Un enjeu politique et financier pour l’État
Le gouvernement, conscient des risques politiques et budgétaires, tente de trouver un compromis. Une modification de la loi pourrait limiter l’obligation d’appliquer les ZFE aux seules villes de Paris et Lyon, où la pollution dépasse deux fois les recommandations de l’OMS. Dans les autres agglomérations, la décision serait laissée aux maires.
Un abandon complet du dispositif mettrait aussi en péril les financements européens. La France doit recevoir 40,3 milliards d’euros, dont 3,3 milliards pour les seules ZFE cette année. Une suppression totale impliquerait de rembourser une partie de ces aides.
Agnès Pannier-Runacher, ministre de la Transition écologique, rappelle l’objectif de santé publique : « La pollution touche les plus vulnérables, notamment ceux qui vivent près des routes, souvent en logements sociaux.
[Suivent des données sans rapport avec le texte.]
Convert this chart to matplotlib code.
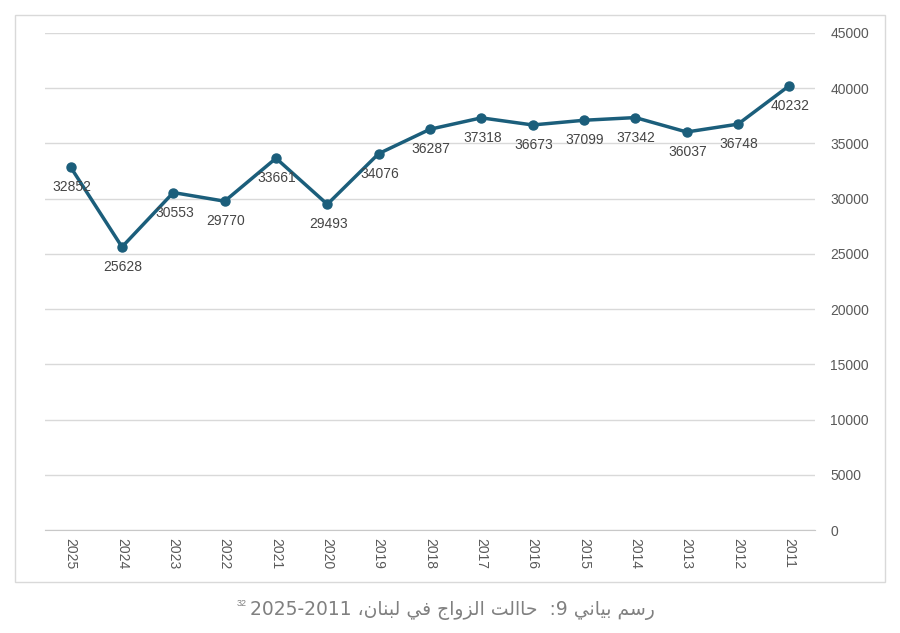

Chacun a le droit de circuler, mais aussi de respirer. »
Une efficacité pourtant prouvée
Malgré les critiques, les experts défendent l’efficacité des ZFE. Christopher Griffiths, professeur à l’université Queen Mary de Londres, affirme que le dispositif ULEZ a permis une amélioration spectaculaire de la qualité de l’air à Londres, bien au-delà des prévisions.
Il insiste : « Les zones à faibles émissions sont l’un des rares outils de santé publique qui ont prouvé leur efficacité. »
Un avenir incertain
Le sort des ZFE dépendra de la mobilisation parlementaire dans un contexte politique fragmenté. Une suppression totale reste peu probable, mais un allègement significatif semble envisageable. En parallèle, une autre proposition portée par 35 députés demande un moratoire de cinq ans sur le dispositif.
Dans tous les cas, le débat reflète les tensions croissantes entre objectifs écologiques et justice sociale, dans une France où les préoccupations environnementales doivent désormais composer avec les réalités économiques des citoyens.